Alternatives to 'R" Rated Movies For A Business Ethics Course?

A professor teaching a business ethics course assigns certain films (“Thank You For Not Smoking”, “Enron: The Smartest Guys in the Room”, “Wall Street”) but has had a request for alternate films from a student who doesn't watch 'R' rated movies. 

The professor posts a question on AskMetafilter looking for alternate selections but in addition to giving suggestions, people respond with proposals covering a range of ideas from assigning the print-version of the scripts, assigning a paper instead of allowing the student to view alternate films,  or simply requiring the student to watch the assigned films or suffer the stated consequences (lower grade or whatever.)

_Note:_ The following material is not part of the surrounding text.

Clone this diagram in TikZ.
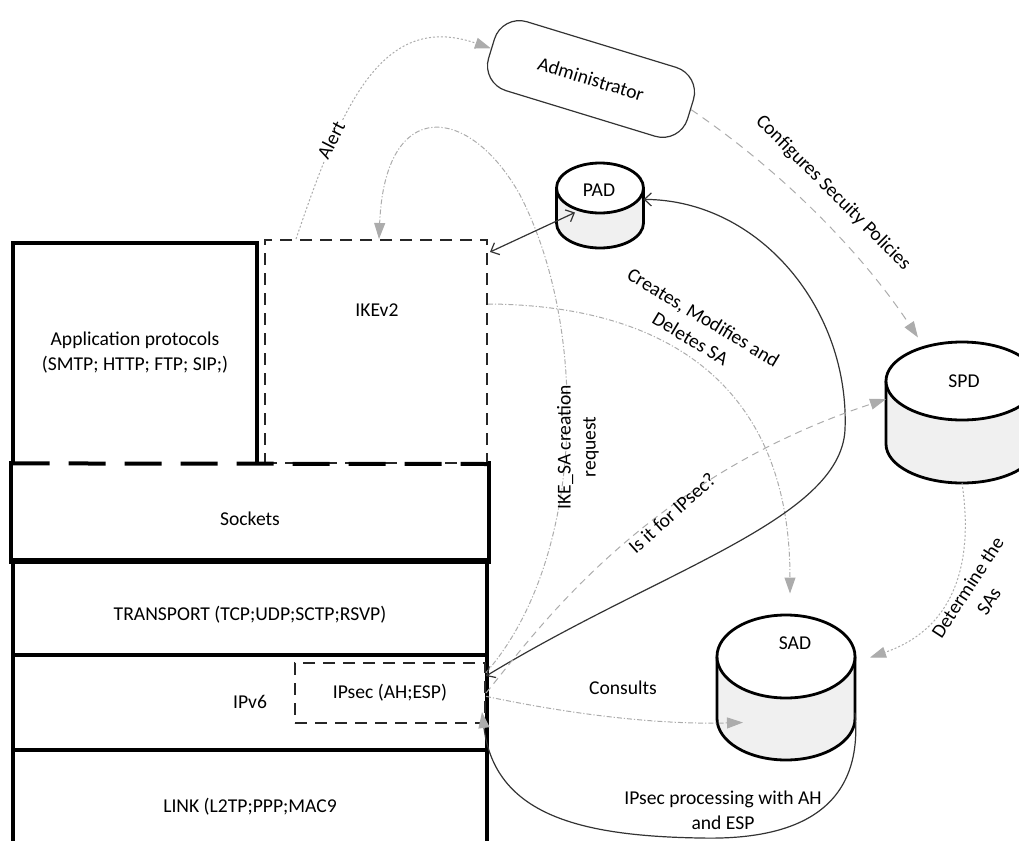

There's no explanation why the student won't watch R rated films – one poster speculates that they might be religious, another speculates they're just trying to get out of work.

There are a couple good quotes in the thread defending each point of view:

“Don't most ethical violations come from seeing oneself as an exception to a rule somehow?”


they can make a solid case for it (and isn't that what most of
business/professional life is all about), then I'll allow them to come
up with an alternative…[plus] t
heir ability
to find a creative solution to the issue and pitch it to me
successfully was a teaching opportunity in itself.”

Unless I had more details, I'm not sure what I would do if I were the professor in this situation.  It's possibly a bit more work for the prof to come up with alternate suggestions but if they're willing to do so and can find films with themes along similar topics to the ones assigned, if it doesn't unfairly unbalance the class in terms of both workload and discussion, I don't see why something like this should be a problem. 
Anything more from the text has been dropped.